Monday, June 15, 2009

An Idiot's Guide to My Work (Part One)

Idiot's Guide as in a Guide written by an Idiot, you understand. I don't expect it to be helpful to other Idiots.

So I'm busy avoiding writing a thesis entitled Rational R-matrices and the Exceptional Lie Algebras. (Actually I'm not being too successful at the avoidance: I might even be nearly finished. In a month or two.) As "algebra" is a word that seems to make most people's eyes glaze over, I think I'll leave all the maths for a bit and talk instead about particle physics. But not the hard bits, so don't worry.

Prevailing scientific wisdom states that everything is made up of small particle-like things (only particle-like because of quantum, y'see). I'm not going to delve into it, because it's largely irrelevant and I don't really understand it all myself. In fact, all I really need is for you to believe that people might be interested in what particles do and how they interact, like in places like CERN where they smash particles into one another to see what they get.



Now, as theorists, we try and say something about what happens when particles collide like this. In other words, we try and describe the "Something happens" bit. (We use Maths! for this of course.
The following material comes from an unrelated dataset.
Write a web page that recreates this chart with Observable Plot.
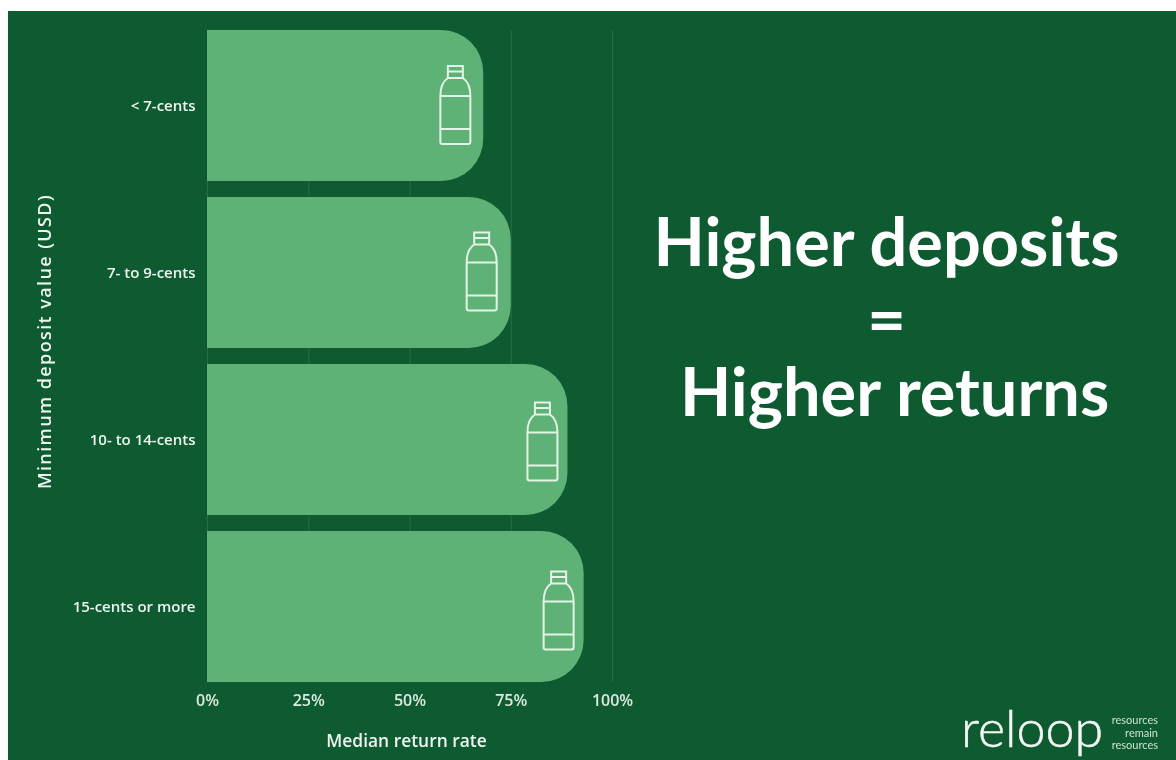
<!DOCTYPE html>
<html>
<head>
<meta charset="utf-8">
<script src="https://cdn.jsdelivr.net/npm/d3@7"></script>
<script src="https://cdn.jsdelivr.net/npm/@observablehq/plot@0.6"></script>
<style>
  html, body { margin: 0; padding: 0; background: #fff; overflow: hidden; }
  #panel { position: absolute; left: 8px; top: 11px; width: 1168px; height: 749px; background: #0e5b31; overflow: hidden; filter: blur(0.45px); font-family: Lato, sans-serif; color: #fff; }
  #chart { position: absolute; left: 0; top: 0; }
  #head { position: absolute; left: 578.5px; top: 192px; width: 600px; text-align: center; white-space: nowrap; font-family: Lato, sans-serif; font-weight: 700; font-size: 66.7px; line-height: 75px; color: #fff; }
  #head span { position: relative; }
  #logo { position: absolute; left: 953px; top: 690px; font-family: Lato, sans-serif; font-weight: 300; font-size: 52px; line-height: 1; color: #f3f7f3; -webkit-text-stroke: 0.5px #f3f7f3; }
  #tag { position: absolute; right: 18px; top: 703px; width: 70px; text-align: right; font-family: Lato, sans-serif; font-size: 11px; line-height: 12.5px; color: #cfe0d3; }
  .ytitle text { letter-spacing: 1.4px; }
</style>
</head>
<body>
<div id="panel">
  <div id="chart"></div>
  <div id="head">Higher deposits<br><span style="top:3px">=</span><br><span>&nbsp;Higher returns</span></div>
  <div id="logo">reloop</div>
  <div id="tag">resources<br>remain<br>resources</div>
</div>
<script>
const categories = ["< 7-cents", "7- to 9-cents", "10- to 14-cents", "15-cents or more"];
const returnRates = [68.2, 75, 89, 93];
const bottlePositions = [61.2, 67.7, 82.7, 86.7];
const bottleNudge = [-1, -1.5, 1.5, 3.5];
const tickValues = [0, 25, 50, 75, 100];
const xTitle = ["Median return rate"];
const yTitle = ["Minimum deposit value (USD)"];

const table = categories.map((c, i) => ({category: c, rate: returnRates[i], bottle: bottlePositions[i], nudge: bottleNudge[i]}));

const bottle = {
  draw(ctx) {
    // cap
    ctx.moveTo(-7.5, -27); ctx.lineTo(-7.5, -39); ctx.lineTo(7.5, -39); ctx.lineTo(7.5, -27);
    ctx.moveTo(-7.5, -33.5); ctx.lineTo(7.5, -33.5);
    // outline
    ctx.moveTo(-7.5, -27);
    ctx.lineTo(7.5, -27);
    ctx.bezierCurveTo(12, -24, 15, -17, 15, -9);
    ctx.lineTo(15, 37);
    ctx.quadraticCurveTo(15, 39, 13, 39);
    ctx.lineTo(-13, 39);
    ctx.quadraticCurveTo(-15, 39, -15, 37);
    ctx.lineTo(-15, -9);
    ctx.bezierCurveTo(-15, -17, -12, -24, -7.5, -27);
    // bands
    ctx.moveTo(-15, -9); ctx.lineTo(15, -9);
    ctx.moveTo(-15, 24); ctx.lineTo(15, 24);
  }
};

const labelFont = "'Open Sans', sans-serif";

const plot = Plot.plot({
  width: 1168,
  height: 749,
  marginLeft: 199,
  marginRight: 564,
  marginTop: 19,
  marginBottom: 78,
  style: {background: "transparent", fontFamily: labelFont, overflow: "visible"},
  x: {domain: [0, 100], label: null},
  y: {domain: categories, paddingInner: 0.096, paddingOuter: 0, label: null},
  marks: [
    Plot.ruleX(tickValues, {stroke: "#2a6e45", strokeWidth: 1}),
    Plot.barX(table, {x: "rate", y: "category", fill: "#5fb276", rx2: 42}),
    ...table.map(d => Plot.dot([d], {
      x: "bottle", y: "category", symbol: bottle, r: 10, fill: "none",
      stroke: "#e4f3e8", strokeWidth: 2, dy: d.nudge
    })),
    Plot.axisX({
      anchor: "bottom", ticks: tickValues, tickFormat: d => d + "%", tickSize: 0, tickPadding: 12,
      fontFamily: labelFont, fontSize: 16, fontWeight: 600, color: "#dce9df", label: null
    }),
    Plot.axisY({
      anchor: "left", tickSize: 0, tickPadding: 12,
      fontFamily: labelFont, fontSize: 15, fontWeight: 600, color: "#eef5ef", label: null
    }),
    Plot.text(xTitle, {
      frameAnchor: "bottom", dx: -3.5, dy: 64, text: d => d,
      fontFamily: labelFont, fontSize: 17.4, fontWeight: 600, fill: "#eef5ef"
    }),
    Plot.text(yTitle, {
      frameAnchor: "left", dx: -162, dy: -15, rotate: -90, textAnchor: "middle", text: d => d,
      className: "ytitle", fontFamily: labelFont, fontSize: 18, fontWeight: 600, fill: "#eef5ef"
    })
  ]
});
document.getElementById("chart").appendChild(plot);
</script>
</body>
</html>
In particular, we model the particles as existing in some vector space and look at algebras acting on that space. Which algebra we pick dictates how the particles can interact.) There are lots of different possible ways particles could interact, but we're interested not only in sensible ways, but in easy-to-describe ways and want to end up with maths we can actually work with. (This is the big secret of science, I suppose. We pick a theory not only because it works [sort of] but because it's understandable and easy to make predictions with. Shh, don't tell anyone.) A particularly nice set of rules for particle interaction are what we call integrable theories - amongst other things these say we need only consider two particles at a time.

So we look at a situation where two particles go in, and two come out. The thing that describes what happens in the middle is what physicists called a scattering matrix - or S-matrix for short.



This has to satisfy various conditions for the theory to be integrable, but the only one I'm really interested in is the consistency condition for three particle interactions. Because we are only looking at two particles at a time, if three particles collide we split that up into three sets of two-particle interactions. The consistency condition is that it doesn't matter what order we do it in:



This is called the Yang-Baxter Equation and my thesis pretty much consists of constructing and checking solutions to it. Now the eagle-eyes among you will have noticed my thesis title mentions R-matrices, not S-matrices - that's because I'm a mathematician, and not really interested in scattering matrices at all. Fooled you! But you can chalk it up to historical reasons and a difference in terminology if you like, and still think about particles interacting whenever I bleat on about R-matrices.

Ok, that's Part One done. Not sure when (if ever) I'll get round to doing Part Two - I have a thesis to avoid finish writing after all.